Missile Test in the Sea of Japan

N Korea stokes Japan's fury

Afp, Seoul

North Korea fired a ballistic missile directly into Japanese-controlled waters for the first time yesterday, drawing an outraged response from Tokyo and ramping up tensions with the United States and South Korea.

The US military said the North had actually launched two Rodong intermediate-range missiles simultaneously, but one appeared to have exploded on take-off.

The launches followed a North Korean threat of "physical action" over the planned deployment of a sophisticated US anti-missile system in South Korea, and came just weeks before the start of large-scale, joint South Korea-US military exercises.

Japan said the one missile had landed in the Sea of Japan, some 250 kilometres (155 miles) off its northern coast and within the country's Exclusive Economic Zone (EEZ).

"It's a serious threat against our country's security," Prime Minister Shinzo Abe told reporters. "This is an outrageous act that cannot be tolerated."

The United States condemned what it called a clear violation of UN Security Council resolutions explicitly prohibiting North Korea's use of ballistic missile technology.

US Strategic Command said the two missiles were launched from a site in western North Korea at around 7:50am Seoul time.

It was the first time a North Korean missile has been fired direct into Japanese waters.
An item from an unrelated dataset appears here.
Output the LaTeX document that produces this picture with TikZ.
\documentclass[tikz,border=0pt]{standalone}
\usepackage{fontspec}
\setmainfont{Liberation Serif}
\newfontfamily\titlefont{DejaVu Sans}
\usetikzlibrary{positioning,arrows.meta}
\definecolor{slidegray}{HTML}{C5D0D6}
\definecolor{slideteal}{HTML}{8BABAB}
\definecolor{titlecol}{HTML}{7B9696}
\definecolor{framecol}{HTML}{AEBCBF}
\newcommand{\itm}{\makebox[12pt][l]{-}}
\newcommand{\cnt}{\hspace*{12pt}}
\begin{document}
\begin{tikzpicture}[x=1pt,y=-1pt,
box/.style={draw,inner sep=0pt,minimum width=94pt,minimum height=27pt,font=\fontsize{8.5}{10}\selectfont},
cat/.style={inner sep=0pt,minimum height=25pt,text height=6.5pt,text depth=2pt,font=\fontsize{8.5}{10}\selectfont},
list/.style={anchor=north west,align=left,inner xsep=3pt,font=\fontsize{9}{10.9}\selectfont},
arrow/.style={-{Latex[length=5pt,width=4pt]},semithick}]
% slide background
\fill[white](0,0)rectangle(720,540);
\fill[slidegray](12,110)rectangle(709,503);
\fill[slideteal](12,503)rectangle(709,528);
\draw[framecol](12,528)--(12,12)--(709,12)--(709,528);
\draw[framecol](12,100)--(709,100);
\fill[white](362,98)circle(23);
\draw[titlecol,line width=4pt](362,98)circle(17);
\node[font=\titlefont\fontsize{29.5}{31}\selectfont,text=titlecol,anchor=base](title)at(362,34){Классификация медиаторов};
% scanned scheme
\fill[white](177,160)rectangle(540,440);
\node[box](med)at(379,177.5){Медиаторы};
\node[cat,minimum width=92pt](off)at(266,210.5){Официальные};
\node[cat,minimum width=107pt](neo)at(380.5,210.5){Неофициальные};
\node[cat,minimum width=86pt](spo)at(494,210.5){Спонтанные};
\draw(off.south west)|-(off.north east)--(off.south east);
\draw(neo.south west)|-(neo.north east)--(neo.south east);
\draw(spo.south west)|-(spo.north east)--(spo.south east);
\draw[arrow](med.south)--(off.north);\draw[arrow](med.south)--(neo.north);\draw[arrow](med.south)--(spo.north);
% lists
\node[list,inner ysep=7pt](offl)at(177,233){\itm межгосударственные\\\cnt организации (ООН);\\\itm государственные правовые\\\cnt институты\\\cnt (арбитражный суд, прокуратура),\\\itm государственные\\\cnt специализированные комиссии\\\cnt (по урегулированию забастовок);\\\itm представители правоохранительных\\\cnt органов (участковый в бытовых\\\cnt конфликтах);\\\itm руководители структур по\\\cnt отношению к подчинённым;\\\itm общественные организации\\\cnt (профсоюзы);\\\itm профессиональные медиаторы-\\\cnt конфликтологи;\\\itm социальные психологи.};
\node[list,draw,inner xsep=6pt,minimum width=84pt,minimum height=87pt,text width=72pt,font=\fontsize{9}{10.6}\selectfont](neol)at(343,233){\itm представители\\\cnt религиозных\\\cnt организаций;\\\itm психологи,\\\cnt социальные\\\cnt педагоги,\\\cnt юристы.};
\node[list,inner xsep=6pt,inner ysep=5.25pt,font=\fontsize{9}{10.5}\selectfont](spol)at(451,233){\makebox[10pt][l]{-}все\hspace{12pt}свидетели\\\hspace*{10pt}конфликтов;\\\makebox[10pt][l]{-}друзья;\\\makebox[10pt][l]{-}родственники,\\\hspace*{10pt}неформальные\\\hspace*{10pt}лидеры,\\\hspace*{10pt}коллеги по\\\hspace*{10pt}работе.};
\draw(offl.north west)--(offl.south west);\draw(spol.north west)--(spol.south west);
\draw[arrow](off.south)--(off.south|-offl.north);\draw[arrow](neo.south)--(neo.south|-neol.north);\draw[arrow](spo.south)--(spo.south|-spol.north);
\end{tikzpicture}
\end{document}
Japan's top government spokesman Yoshihide Suga slammed Pyongyang for providing no advance warning of the test.

The Rodong is a scaled-up Scud variant with a maximum range of around 1,300 kilometres (800 miles).
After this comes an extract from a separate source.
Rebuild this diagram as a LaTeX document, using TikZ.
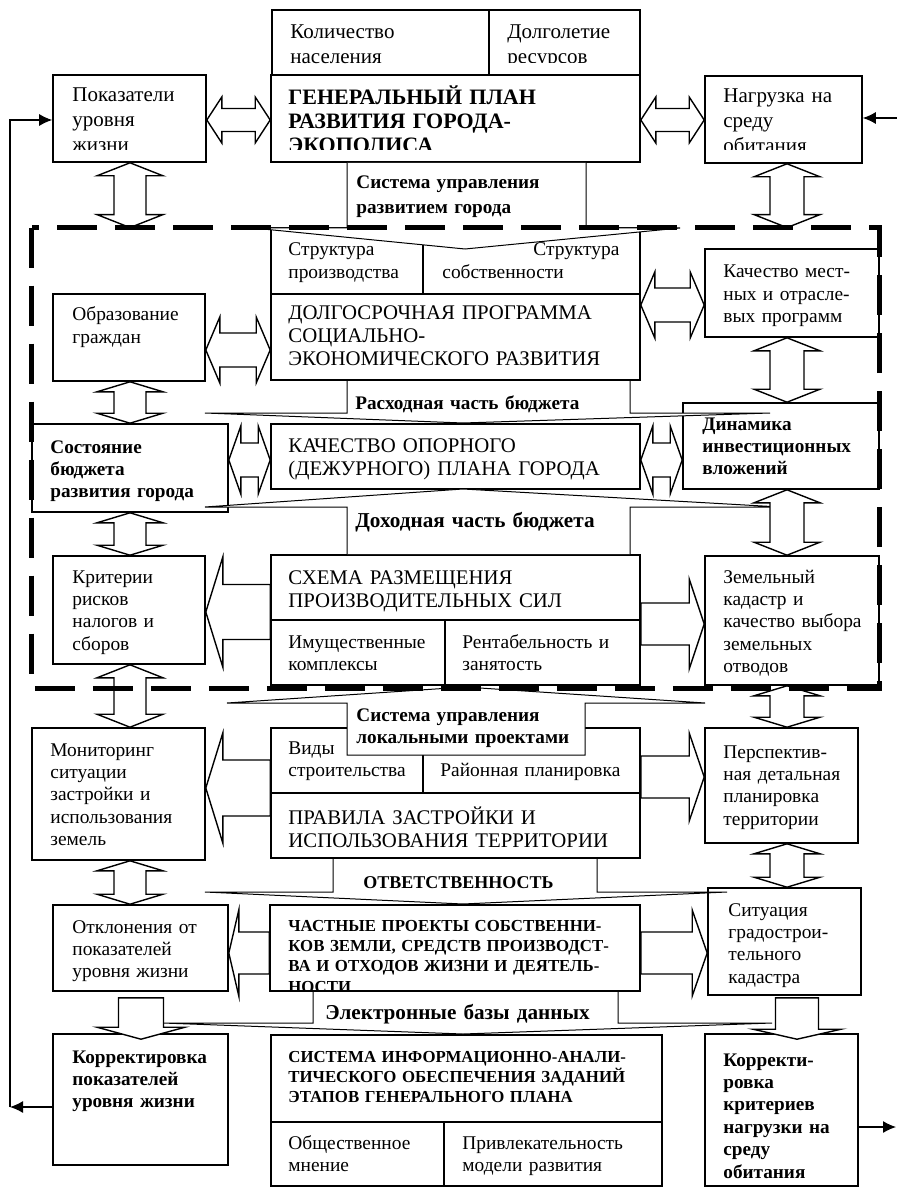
\documentclass[tikz,border=0pt]{standalone}
\usepackage{fontspec}
\setmainfont{Liberation Serif}
\usetikzlibrary{%
    calc,%
    fit,%
    arrows.meta%
}

\tikzset{
	box/.style={draw, line width=0.8pt, inner sep=0pt},
	frm/.style={draw, line width=2.4pt, dash pattern=on 20pt off 9pt},
	blk/.style={draw, fill=white, line width=0.7pt},
	fun/.style={draw, fill=white, line width=0.5pt},
	txt/.style={anchor=base west, inner sep=0pt, text width=190pt, align=left, font=\fontsize{9.7}{11.2}\selectfont},
	txtw/.style={txt, font=\fontsize{10.5}{12.4}\selectfont},
	ctxt/.style={txt, font=\fontsize{10.4}{11.5}\selectfont},
	btxt/.style={txt, font=\fontsize{9.6}{11.2}\selectfont\bfseries},
	btxtw/.style={txt, font=\fontsize{9.6}{12.4}\selectfont\bfseries},
	stxt/.style={txt, font=\fontsize{8.4}{10.2}\selectfont\bfseries},
	fb/.style={line width=0.6pt, -{Latex[length=6.5pt,width=6pt]}}
}

% block arrows: #1 from, #2 to, #3 shaft half width, #4 head half width, #5 head length
\newcommand{\dblh}[5]{%
	\draw[blk] let \p1=#1, \p2=#2 in
		(\p1) -- ++(#5,-#4) -- ++(0,#4-#3) -- ($(\p2)+(-#5,-#3)$) -- ++(0,#3-#4)
		-- (\p2) -- ++(-#5,#4) -- ++(0,#3-#4) -- ($(\p1)+(#5,#3)$) -- ++(0,#4-#3) -- cycle;}
\newcommand{\dblv}[5]{%
	\draw[blk] let \p1=#1, \p2=#2 in
		(\p1) -- ++(#4,#5) -- ++(#3-#4,0) -- ($(\p2)+(#3,-#5)$) -- ++(#4-#3,0)
		-- (\p2) -- ++(-#4,-#5) -- ++(#4-#3,0) -- ($(\p1)+(-#3,#5)$) -- ++(#3-#4,0) -- cycle;}
\newcommand{\blkh}[5]{%
	\draw[blk] let \p1=#1, \p2=#2 in
		($(\p1)+(0,-#3)$) -- ($(\p2)+({-(#5)},-#3)$) -- ++(0,#3-#4) -- (\p2)
		-- ++({-(#5)},#4) -- ++(0,#3-#4) -- ($(\p1)+(0,#3)$) -- cycle;}
\newcommand{\blkv}[5]{%
	\draw[blk] let \p1=#1, \p2=#2 in
		($(\p1)+(-#3,0)$) -- ($(\p2)+(-#3,-#5)$) -- ++(#3-#4,0) -- (\p2)
		-- ++(#4,-#5) -- ++(#3-#4,0) -- ($(\p1)+(#3,0)$) -- cycle;}

\begin{document}
\begin{tikzpicture}[x=0.5pt, y=-0.5pt]

	\path[use as bounding box, fill=white] (0,0) rectangle (897,1187);
	\path node[inner sep=0pt, fit={(32,228) (879,688)}] (fr) {};

	% boxes
	\node[box, fit={(272,10) (489,75)}] (kol) {};
	\node[box, fit={(489,10) (640,75)}] (dolg) {};
	\node[box, fit={(271,75) (640,162)}] (gen) {};
	\node[box, fit={(53,75) (206,162)}] (pok) {};
	\node[box, fit={(705,76) (862,163)}] (nagr) {};
	\node[box, fit={(271,228) (423,294)}] (strp) {};
	\node[box, fit={(423,228) (640,294)}] (strs) {};
	\node[box, fit={(271,294) (640,380)}] (dolgo) {};
	\node[box, fit={(53,294) (205,381)}] (obr) {};
	\node[box, fit={(705,249) (879,337)}] (kachm) {};
	\node[box, fit={(32,424) (228,512)}] (sost) {};
	\node[box, fit={(271,424) (640,489)}] (kach) {};
	\node[box, fit={(683,403) (879,489)}] (din) {};
	\node[box, fit={(53,556) (205,664)}] (krit) {};
	\node[box, fit={(271,555) (640,620)}] (shema) {};
	\node[box, fit={(271,620) (445,685)}] (imu) {};
	\node[box, fit={(445,620) (640,685)}] (rent) {};
	\node[box, fit={(705,556) (879,685)}] (zem) {};
	\node[box, fit={(32,728) (205,860)}] (mon) {};
	\node[box, fit={(271,728) (423,793)}] (vidy) {};
	\node[box, fit={(423,728) (640,793)}] (raion) {};
	\node[box, fit={(271,793) (640,858)}] (prav) {};
	\node[box, fit={(705,728) (858,843)}] (persp) {};
	\node[box, fit={(53,905) (228,991)}] (otkl) {};
	\node[box, fit={(270,905) (640,991)}] (chast) {};
	\node[box, fit={(708,888) (861,995)}] (sit) {};
	\node[box, fit={(53,1034) (228,1165)}] (korl) {};
	\node[box, fit={(271,1035) (662,1122)}] (sist) {};
	\node[box, fit={(271,1122) (444,1186)}] (obsh) {};
	\node[box, fit={(444,1122) (662,1186)}] (priv) {};
	\node[box, fit={(705,1034) (858,1186)}] (korr) {};

	% flows down the middle column
	\draw[fun] (347,163) -- (347,228) -- (253,228) -- (465,249) -- (680,228) -- (586,228) -- (586,163);
	\draw[fun] (347,381) -- (347,413) -- (205,413) -- (463,423) -- (770,413) -- (630,413) -- (630,381);
	\draw[fun] (347,554) -- (347,507) -- (205,507) -- (463,489) -- (780,507) -- (630,507) -- (630,554);
	\draw[fun] (347,755) -- (347,703) -- (227,703) -- (465,687) -- (705,703) -- (585,703) -- (585,755) -- cycle;
	\draw[fun] (333,859) -- (333,892) -- (205,892) -- (463,904) -- (727,892) -- (597,892) -- (597,859);
	\draw[fun] (313,992) -- (313,1023) -- (163,1023) -- (463,1034) -- (772,1023) -- (618,1023) -- (618,992);

	% two-way links
	\dblh{(pok.east |- 0,120)}{(gen.west |- 0,120)}{11.5}{23}{15}
	\dblh{(gen.east |- 0,120)}{(nagr.west |- 0,120)}{11.5}{23}{15}
	\dblh{(obr.east |- 0,350)}{(dolgo.west |- 0,350)}{17}{33}{14}
	\dblh{(dolgo.east |- 0,305)}{(kachm.west |- 0,305)}{17}{33}{14}
	\dblh{(sost.east |- 0,460)}{(kach.west |- 0,460)}{17}{34}{12}
	\dblh{(kach.east |- 0,460)}{(din.west |- 0,460)}{17}{34}{12}
	\dblv{(pok.south -| 130,0)}{(fr.north -| 130,0)}{16}{33}{13}
	\dblv{(nagr.south -| 787,0)}{(fr.north -| 787,0)}{17}{33}{13}
	\dblv{(obr.south -| 130,0)}{(sost.north -| 130,0)}{16}{33}{10}
	\dblv{(kachm.south -| 787,0)}{(din.north -| 787,0)}{17}{33}{13}
	\dblv{(sost.south -| 130,0)}{(krit.north -| 130,0)}{16}{33}{10}
	\dblv{(din.south -| 787,0)}{(zem.north -| 787,0)}{17}{33}{13}
	\dblv{(krit.south -| 130,0)}{(mon.north -| 130,0)}{16}{33}{13}
	\dblv{(zem.south -| 787,0)}{(persp.north -| 787,0)}{17}{33}{10}
	\dblv{(mon.south -| 130,0)}{(otkl.north -| 130,0)}{16}{33}{10}
	\dblv{(persp.south -| 787,0)}{(sit.north -| 787,0)}{17}{33}{10}

	% one-way links
	\blkh{(shema.west |- 0,612)}{(krit.east |- 0,612)}{27.5}{55}{-17}
	\blkh{(shema.east |- 0,624)}{(zem.west |- 0,624)}{21}{45}{15}
	\blkh{(prav.west |- 0,788)}{(mon.east |- 0,788)}{28}{55}{-17}
	\blkh{(prav.east |- 0,777)}{(persp.west |- 0,777)}{21}{44}{15}
	\blkh{(chast.west |- 0,953)}{(otkl.east |- 0,953)}{21}{43}{-10}
	\blkh{(chast.east |- 0,953)}{(sit.west |- 0,953)}{21}{43}{15}
	\blkv{($(otkl.south -| 141,0)+(0,6)$)}{($(korl.north -| 141,0)+(0,6)$)}{22.5}{44}{12}
	\blkv{($(sit.south -| 797,0)+(0,2)$)}{($(korr.north -| 797,0)+(0,6)$)}{21.5}{44}{10}

	% feedback lines
	\coordinate (lb) at (10,1107);
	\coordinate (lt) at (10,120);
	\coordinate (rin) at (897,118);
	\coordinate (rout) at (896,1127);
	\draw[fb] (korl.west |- lb) -- (lb);
	\draw[fb] (lb) -- (lt) -- (pok.west |- lt);
	\draw[fb] (rin) -- (nagr.east |- rin);
	\draw[fb] (korr.east |- rout) -- (rout);

	% dashed frame
	\draw[frm] (fr.north west) rectangle (fr.south east);

	% texts
	\node[txtw] (kol-t) at (290,39) {Количество\\населения};
	\begin{scope}
		\clip (489,10) rectangle (640,63);
		\node[txtw] (dolg-t) at (507,39) {Долголетие\\ресурсов};
	\end{scope}
	\begin{scope}
		\clip (271,75) rectangle (640,150);
		\node[txt, font=\fontsize{11}{11.9}\selectfont\bfseries] (gen-t) at (288,105) {ГЕНЕРАЛЬНЫЙ ПЛАН\\РАЗВИТИЯ ГОРОДА-\\ЭКОПОЛИСА};
	\end{scope}
	\begin{scope}
		\clip (53,75) rectangle (206,150);
		\node[txtw] (pok-t) at (72,102) {Показатели\\уровня\\жизни};
	\end{scope}
	\begin{scope}
		\clip (705,76) rectangle (862,150);
		\node[txtw] (nagr-t) at (723,103) {Нагрузка на\\среду\\обитания};
	\end{scope}
	\node[btxtw] (upr-t) at (356,189) {Система управления\\развитием города};
	\node[txt] (strp-t) at (288,256) {Структура\\производства};
	\node[txt] (strs-t) at (442,256) {\hspace*{45.5pt}Структура\\собственности};
	\node[ctxt] (dolgo-t) at (288,320) {ДОЛГОСРОЧНАЯ ПРОГРАММА\\СОЦИАЛЬНО-\\ЭКОНОМИЧЕСКОГО РАЗВИТИЯ};
	\node[txt] (obr-t) at (72,321) {Образование\\граждан};
	\node[txt] (kachm-t) at (723,278) {Качество мест-\\ных и отрасле-\\вых программ};
	\node[btxt] (rash-t) at (355,409) {Расходная часть бюджета};
	\node[btxt] (sost-t) at (50,453) {Состояние\\бюджета\\развития города};
	\node[ctxt] (kach-t) at (288,452) {КАЧЕСТВО ОПОРНОГО\\(ДЕЖУРНОГО) ПЛАНА ГОРОДА};
	\node[btxt] (din-t) at (702,430) {Динамика\\инвестиционных\\вложений};
	\node[btxt, font=\fontsize{10.6}{12}\selectfont\bfseries] (doh-t) at (355,527) {Доходная часть бюджета};
	\node[txt] (krit-t) at (72,583) {Критерии\\рисков\\налогов и\\сборов};
	\node[ctxt] (shema-t) at (288,584) {СХЕМА РАЗМЕЩЕНИЯ\\ПРОИЗВОДИТЕЛЬНЫХ СИЛ};
	\node[txt] (imu-t) at (288,648) {Имущественные\\комплексы};
	\node[txt] (rent-t) at (462,648) {Рентабельность и\\занятость};
	\node[txt] (zem-t) at (723,583) {Земельный\\кадастр и\\качество выбора\\земельных\\отводов};
	\node[btxt] (lok-t) at (356,721) {Система управления\\локальными проектами};
	\node[txt] (vidy-t) at (288,754) {Виды\\строительства};
	\node[txt] (raion-t) at (440,776) {Районная планировка};
	\node[ctxt] (prav-t) at (288,824) {ПРАВИЛА ЗАСТРОЙКИ И\\ИСПОЛЬЗОВАНИЯ ТЕРРИТОРИИ};
	\node[txt] (mon-t) at (50,756) {Мониторинг\\ситуации\\застройки и\\использования\\земель};
	\node[txt] (persp-t) at (723,758) {Перспектив-\\ная детальная\\планировка\\территории};
	\node[btxt, font=\fontsize{9}{11}\selectfont\bfseries] (otv-t) at (363,888) {ОТВЕТСТВЕННОСТЬ};
	\node[txt] (otkl-t) at (72,933) {Отклонения от\\показателей\\уровня жизни};
	\begin{scope}
		\clip (270,905) rectangle (640,989);
		\node[stxt] (chast-t) at (288,931) {ЧАСТНЫЕ ПРОЕКТЫ СОБСТВЕННИ-\\КОВ ЗЕМЛИ, СРЕДСТВ ПРОИЗВОДСТ-\\ВА И ОТХОДОВ ЖИЗНИ И ДЕЯТЕЛЬ-\\НОСТИ};
	\end{scope}
	\node[txt] (sit-t) at (728,916) {Ситуация\\градострои-\\тельного\\кадастра};
	\node[btxt, font=\fontsize{10.6}{12}\selectfont\bfseries] (el-t) at (325,1019) {Электронные базы данных};
	\node[stxt] (sist-t) at (288,1062) {СИСТЕМА ИНФОРМАЦИОННО-АНАЛИ-\\ТИЧЕСКОГО ОБЕСПЕЧЕНИЯ ЗАДАНИЙ\\ЭТАПОВ ГЕНЕРАЛЬНОГО ПЛАНА};
	\node[txt] (obsh-t) at (288,1149) {Общественное\\мнение};
	\node[txt] (priv-t) at (462,1149) {Привлекательность\\модели развития};
	\node[btxt] (korl-t) at (72,1063) {Корректировка\\показателей\\уровня жизни};
	\node[btxt] (korr-t) at (723,1066) {Корректи-\\ровка\\критериев\\нагрузки на\\среду\\обитания};

\end{tikzpicture}
\end{document}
Pyongyang has conducted a series of missile tests this year in defiance of UN sanctions imposed after its fourth nuclear test in January.
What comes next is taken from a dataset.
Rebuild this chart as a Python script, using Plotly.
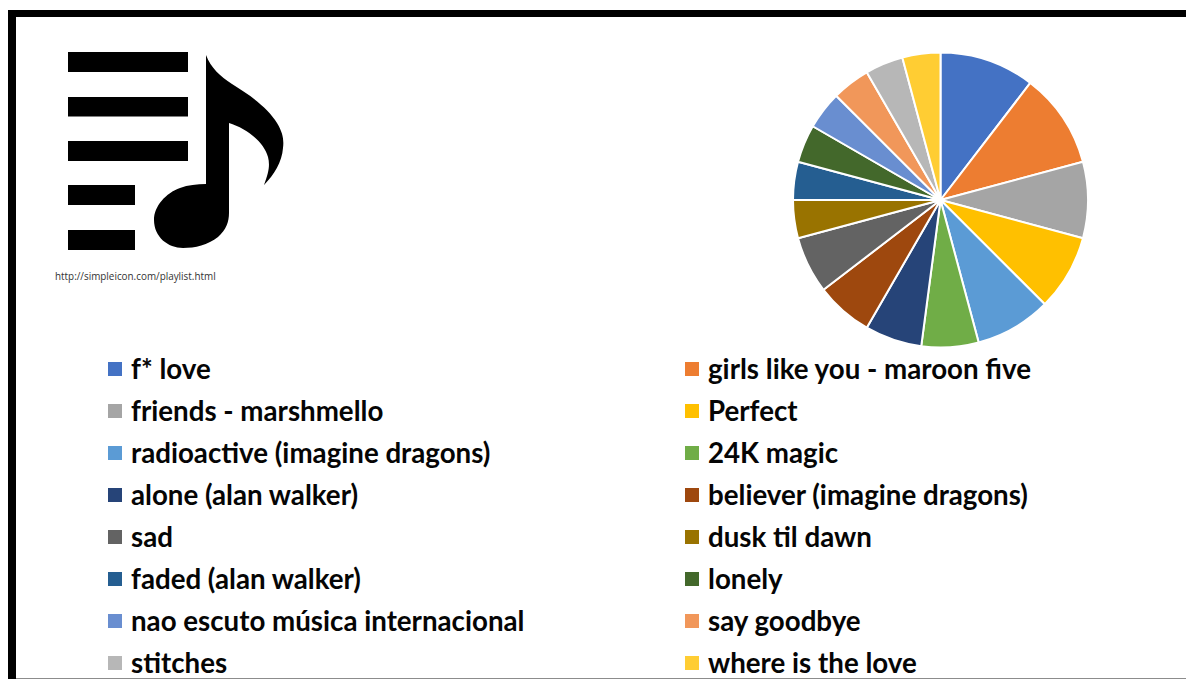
import plotly.graph_objects as go

# Votes per song, in pie order (clockwise from twelve o'clock)
songs = [
    "f* love", "girls like you - maroon five", "friends - marshmello", "Perfect",
    "radioactive (imagine dragons)", "24K magic", "alone (alan walker)",
    "believer (imagine dragons)", "sad", "dusk til dawn", "faded (alan walker)",
    "lonely", "nao escuto música internacional", "say goodbye", "stitches",
    "where is the love",
]
votes = [5, 5, 4, 4, 4, 3, 3, 3, 3, 2, 2, 2, 2, 2, 2, 2]
colors = [
    "#4472C4", "#ED7D31", "#A5A5A5", "#FFC000", "#5B9BD5", "#70AD47", "#264478",
    "#9E480E", "#636363", "#997300", "#255E91", "#43682B", "#698ED0", "#F1975A",
    "#B7B7B7", "#FFCD33",
]
source_note = "http://simpleicon.com/playlist.html"

W, H = 1186, 679
FONT = "Lato"

# Two-column key, filled row by row
swatch_col = [115, 692]
text_col = [131, 708]
swatch_y = [369 + 42 * (i // 2) for i in range(len(songs))]
label_y = [372 + 42 * (i // 2) for i in range(len(songs))]
swatch_x = [swatch_col[i % 2] for i in range(len(songs))]
label_x = [text_col[i % 2] for i in range(len(songs))]

fig = go.Figure()

fig.add_trace(go.Pie(
    labels=songs, values=votes, sort=False, direction="clockwise", rotation=0,
    textinfo="none", showlegend=False,
    marker=dict(colors=colors, line=dict(color="white", width=2)),
    domain=dict(x=[793.0 / W, 1088.0 / W], y=[1 - 347.5 / H, 1 - 52.5 / H]),
))

fig.add_trace(go.Scatter(
    x=swatch_x, y=swatch_y, mode="markers", hoverinfo="skip", showlegend=False,
    marker=dict(symbol="square", size=14, color=colors, line=dict(width=0)),
))
fig.add_trace(go.Scatter(
    x=label_x, y=label_y, mode="text", text=songs, textposition="middle right",
    textfont=dict(family=FONT, size=27.7, color="#050505", weight=700),
    hoverinfo="skip", showlegend=False,
))

# Page frame
shapes = [
    dict(type="rect", x0=8, x1=W, y0=10, y1=17, fillcolor="black", line_width=0),
    dict(type="rect", x0=8, x1=16, y0=10, y1=H, fillcolor="black", line_width=0),
    dict(type="rect", x0=16, x1=W, y0=678, y1=H, fillcolor="#8c8c8c", line_width=0),
]

# Playlist icon: five bars and a quaver
for x1, y0, y1 in [(188, 52, 72), (188, 97, 116.5), (188, 141, 161), (135, 185, 205), (135, 230, 250)]:
    shapes.append(dict(type="rect", x0=68, x1=x1, y0=y0, y1=y1, fillcolor="black", line_width=0))
shapes.append(dict(
    type="path", fillcolor="black", line_width=0,
    path=("M206,55 C211,68 220,76 232,84 C250,95 268,108 277,123 C283,133 284,140 283,148 "
          "C282,162 274,175 264,185 C269,172 270,165 268,157 C264,142 246,128 229,123 L229,213 "
          "C229,222 226,230 218,237 C208,245 195,248 183,248 C168,248 154,237 154,220 "
          "C154,206 166,193 180,188 C188,185 197,184 206,184 Z"),
))

fig.update_layout(
    width=W, height=H, margin=dict(l=0, r=0, t=0, b=0),
    paper_bgcolor="white", plot_bgcolor="rgba(0,0,0,0)",
    xaxis=dict(range=[0, W], visible=False, fixedrange=True),
    yaxis=dict(range=[H, 0], visible=False, fixedrange=True),
    shapes=shapes,
    annotations=[dict(
        x=53.5, y=276, xref="x", yref="y", text=source_note, showarrow=False,
        xanchor="left", yanchor="middle", borderpad=0,
        font=dict(family="Open Sans", size=9.9, color="#333333"),
    )],
)

fig.write_html("out.html")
On July 19 it launched three ballistic missiles -- including one Rodong -- in an exercise that the North said simulated a nuclear strike on the South.

That came just days after Washington and Seoul announced an agreement to deploy the US Terminal High Altitude Area Defence, or THAAD, system in South Korea by the end of next year -- a move condemned by Pyongyang and also vehemently opposed by China and Russia.